Problem details:
Begin with the first line and repeat exactly through the line containing "hr_ticks = [0, 28, 56, 84, 112, 140]"; leave every image out.
------------
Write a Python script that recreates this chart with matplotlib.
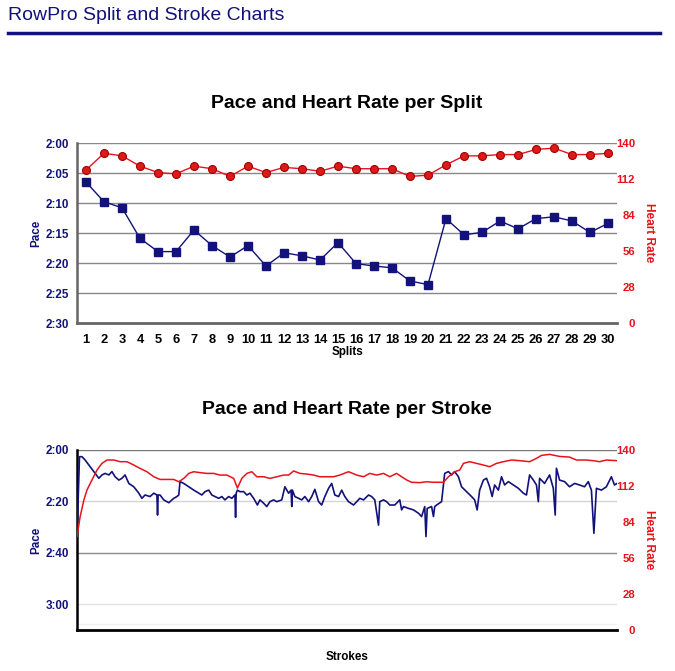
import matplotlib
matplotlib.use("Agg")
import matplotlib.pyplot as plt

plt.rcParams['font.family'] = ['Liberation Sans', 'DejaVu Sans']

NAVY = '#12127a'
RED = '#e8121c'

# ---------------- Split data ----------------
splits = list(range(1, 31))
split_pace_secs = [6.5, 9.8, 10.8, 15.9, 18.1, 18.1, 14.5, 17.1, 19.0, 17.1,
                   20.5, 18.3, 18.8, 19.5, 16.6, 20.1, 20.5, 20.8, 23.0, 23.6,
                   12.6, 15.3, 14.9, 13.0, 14.3, 12.6, 12.3, 13.0, 14.9, 13.4]
split_hr = [119, 132, 130, 122, 117, 116, 122, 120, 114, 122,
            117, 121, 120, 118, 122, 120, 120, 120, 114, 115,
            123, 130, 130, 131, 131, 135, 136, 131, 131, 132]
split_pace_ticks = [0, 5, 10, 15, 20, 25, 30]
split_pace_labels = ['2:00', '2:05', '2:10', '2:15', '2:20', '2:25', '2:30']
hr_ticks = [0, 28, 56, 84, 112, 140]

# ---------------- Stroke data ----------------
pace_strokes = [0, 4, 8, 13, 21, 29, 35, 40, 45, 51, 56, 61, 67, 72, 77, 83, 91, 99, 104, 109,
                117, 123, 128, 129, 130, 133, 139, 147, 155, 160, 163, 165, 171, 179, 187, 195, 200, 205, 211, 216,
                221, 227, 232, 237, 243, 248, 253, 254, 255, 257, 261, 267, 272, 277, 283, 289, 293, 299, 304, 309,
                315, 320, 328, 333, 339, 343, 344, 345, 349, 355, 360, 365, 371, 376, 381, 387, 392, 397, 403, 408,
                413, 419, 424, 429, 435, 443, 448, 453, 459, 467, 472, 477, 483, 485, 491, 496, 501, 509, 517, 520,
                523, 531, 539, 547, 552, 557, 559, 561, 568, 571, 573, 576, 584, 589, 595, 600, 605, 611, 616, 624,
                632, 637, 641, 645, 651, 656, 661, 665, 669, 675, 680, 685, 691, 699, 707, 715, 720, 725, 731, 736,
                739, 741, 749, 757, 763, 766, 768, 773, 781, 789, 797, 805, 813, 819, 824, 828, 832, 840, 848, 856,
                861, 865]
pace_secs = [33.7, 2.6, 2.6, 3.9, 6.5, 9.1, 11.0, 9.7, 9.1, 9.7, 8.4, 10.4, 11.7, 11.0, 9.7, 13.0, 14.3, 16.8, 18.8, 17.5,
             18.1, 16.8, 17.5, 25.3, 17.5, 17.5, 19.4, 20.5, 18.8, 18.1, 17.5, 12.3, 13.0, 14.3, 15.6, 16.8, 17.5, 16.2, 15.6, 17.5,
             18.1, 18.8, 18.1, 19.4, 18.1, 18.8, 17.5, 26.2, 16.8, 15.6, 16.2, 16.2, 17.5, 16.8, 18.8, 21.4, 19.4, 20.7, 22.0, 20.1,
             19.4, 20.1, 19.4, 14.3, 16.8, 15.6, 22.0, 15.6, 18.1, 18.8, 19.4, 18.1, 20.1, 18.1, 15.3, 20.1, 21.4, 18.1, 14.9, 13.0,
             17.5, 18.1, 15.6, 18.1, 20.1, 21.4, 20.1, 18.8, 19.4, 17.5, 18.1, 19.4, 29.2, 20.1, 19.4, 20.1, 21.4, 21.4, 19.4, 23.3,
             22.0, 22.7, 23.3, 24.6, 25.9, 22.0, 33.7, 22.7, 22.0, 25.9, 22.0, 21.4, 20.1, 9.1, 8.4, 9.7, 8.4, 10.4, 14.3, 16.2,
             18.1, 19.4, 23.3, 15.6, 11.7, 11.0, 14.3, 18.1, 13.6, 15.6, 10.4, 13.6, 12.3, 13.6, 14.9, 16.8, 17.5, 9.7, 11.7, 13.6,
             20.1, 11.0, 13.0, 9.7, 14.9, 25.3, 7.1, 11.7, 12.3, 14.3, 13.0, 13.6, 14.3, 12.3, 15.6, 32.4, 14.9, 15.6, 14.3, 10.4,
             13.6, 13.0]
hr_strokes = [0, 5, 11, 16, 24, 32, 40, 48, 59, 69, 80, 91, 101, 112, 123, 133, 144, 155, 163, 171,
              179, 187, 197, 208, 219, 229, 240, 251, 257, 264, 272, 280, 288, 299, 309, 320, 331, 339, 347, 357,
              368, 379, 389, 400, 411, 421, 435, 448, 459, 469, 480, 491, 501, 512, 520, 528, 536, 549, 560, 571,
              587, 595, 605, 613, 619, 629, 640, 651, 661, 672, 683, 696, 709, 725, 736, 744, 757, 773, 789, 800,
              816, 827, 837, 848, 865]
hr_values = [72.6, 88.1, 101.1, 108.9, 116.7, 124.4, 129.6, 132.2, 132.2, 130.9, 130.9, 128.3, 125.7, 123.1, 119.2, 117.1, 117.1, 117.1, 115.3, 117.9,
             121.8, 123.1, 122.4, 121.8, 121.8, 120.5, 120.5, 117.9, 110.4, 117.9, 121.8, 123.1, 119.2, 119.2, 117.9, 119.2, 120.5, 120.5, 123.7, 121.8,
             121.3, 120.5, 119.2, 119.2, 119.2, 120.5, 123.1, 120.5, 119.2, 121.8, 120.5, 121.8, 119.2, 121.8, 119.2, 116.7, 114.9, 114.6, 115.3, 114.9,
             114.9, 119.2, 123.1, 124.4, 129.6, 130.9, 129.6, 128.3, 127.0, 129.6, 130.9, 132.2, 131.7, 130.9, 133.5, 135.8, 136.6, 135.0, 134.5, 132.2,
             132.2, 131.7, 130.9, 132.2, 131.7]
stroke_pace_ticks = [0, 20, 40, 60]
stroke_pace_labels = ['2:00', '2:20', '2:40', '3:00']

fig = plt.figure(figsize=(6.75, 6.71), dpi=100)

# header
fig.text(8 / 675, 1 - 16 / 671, 'RowPro Split and Stroke Charts', fontsize=14, color=NAVY,
         ha='left', va='center')
fig.add_artist(plt.Line2D([8 / 675, 660 / 675], [1 - 33 / 671, 1 - 33 / 671], color=NAVY, lw=2.5))


def style_axes(ax, ax2, yticks, ylabels, ymax, grid_colors, spine_color):
    ax.set_ylim(ymax, 0)
    ax.set_yticks(yticks)
    ax.set_yticklabels(ylabels)
    ax.tick_params(axis='y', length=0, pad=6, labelsize=8.4, labelcolor=NAVY)
    for lab in ax.get_yticklabels():
        lab.set_fontweight('bold')
    for t, c in zip(yticks, grid_colors):
        if c is not None:
            ax.axhline(t, color=c, lw=1, zorder=0)
    for s in ['top', 'right']:
        ax.spines[s].set_visible(False)
    ax.spines['left'].set_color(spine_color)
    ax.spines['bottom'].set_color(spine_color)
    ax.spines['left'].set_linewidth(1.8)
    ax.spines['bottom'].set_linewidth(2)
    ax.set_ylabel('Pace', color=NAVY, fontsize=8.4, fontweight='bold', labelpad=2)

    ax2.set_ylim(0, 140)
    ax2.set_yticks(hr_ticks)
    ax2.tick_params(axis='y', length=0, pad=13, labelsize=8.2, labelcolor=RED)
    for lab in ax2.get_yticklabels():
        lab.set_fontweight('bold')
        lab.set_horizontalalignment('right')
    for s in ['top', 'right', 'left', 'bottom']:
        ax2.spines[s].set_visible(False)
    ax2.set_ylabel('Heart Rate', color=RED, fontsize=8.6, fontweight='bold', rotation=-90, labelpad=14)


# ---------------- Top chart ----------------
ax1 = fig.add_axes([77 / 675, 1 - 323 / 671, 540 / 675, 180 / 671])
ax1b = ax1.twinx()
ax1.set_xlim(0.5, 30.5)
ax1.set_xticks(splits)
ax1.tick_params(axis='x', length=0, pad=8, labelsize=9.3)
for lab in ax1.get_xticklabels():
    lab.set_fontweight('bold')
ax1.set_xlabel('Splits', fontsize=8.4, fontweight='bold', labelpad=0)
style_axes(ax1, ax1b, split_pace_ticks, split_pace_labels, 30,
           ['#888888'] * 6 + [None], '#666666')
ax1.plot(splits, split_pace_secs, color=NAVY, lw=1, marker='s', markersize=5.5,
         markerfacecolor=NAVY, markeredgecolor=NAVY, zorder=3)
ax1b.plot(splits, split_hr, color=RED, lw=1, marker='o', markersize=5.7,
          markerfacecolor='#dd1a1a', markeredgecolor='#a00000', markeredgewidth=0.8, zorder=3)
ax1.set_title('Pace and Heart Rate per Split', fontsize=14, fontweight='bold', pad=25)

# ---------------- Bottom chart ----------------
ax2 = fig.add_axes([77 / 675, 1 - 630 / 671, 540 / 675, 180 / 671])
ax2b = ax2.twinx()
ax2.set_xlim(0, 865)
ax2.set_xticks([])
ax2.set_xlabel('Strokes', fontsize=8.4, fontweight='bold', labelpad=15)
style_axes(ax2, ax2b, stroke_pace_ticks, stroke_pace_labels, 70,
           ['#777777', '#d4d4d4', '#8a8a8a', '#e2e2e2'], '#000000')
ax2.axhline(67.7, color='#f0f0f0', lw=1, zorder=0)
ax2.plot(pace_strokes, pace_secs, color=NAVY, lw=1.2, zorder=3)
ax2b.plot(hr_strokes, hr_values, color=RED, lw=1.1, zorder=2)
ax2.set_title('Pace and Heart Rate per Stroke', fontsize=14, fontweight='bold', pad=26)

fig.savefig('out.png', dpi=100)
------------
Solution for this task:
Write a Python script that recreates this chart with matplotlib.
import matplotlib
matplotlib.use("Agg")
import matplotlib.pyplot as plt

plt.rcParams['font.family'] = ['Liberation Sans', 'DejaVu Sans']

NAVY = '#12127a'
RED = '#e8121c'

# ---------------- Split data ----------------
splits = list(range(1, 31))
split_pace_secs = [6.5, 9.8, 10.8, 15.9, 18.1, 18.1, 14.5, 17.1, 19.0, 17.1,
                   20.5, 18.3, 18.8, 19.5, 16.6, 20.1, 20.5, 20.8, 23.0, 23.6,
                   12.6, 15.3, 14.9, 13.0, 14.3, 12.6, 12.3, 13.0, 14.9, 13.4]
split_hr = [119, 132, 130, 122, 117, 116, 122, 120, 114, 122,
            117, 121, 120, 118, 122, 120, 120, 120, 114, 115,
            123, 130, 130, 131, 131, 135, 136, 131, 131, 132]
split_pace_ticks = [0, 5, 10, 15, 20, 25, 30]
split_pace_labels = ['2:00', '2:05', '2:10', '2:15', '2:20', '2:25', '2:30']
hr_ticks = [0, 28, 56, 84, 112, 140]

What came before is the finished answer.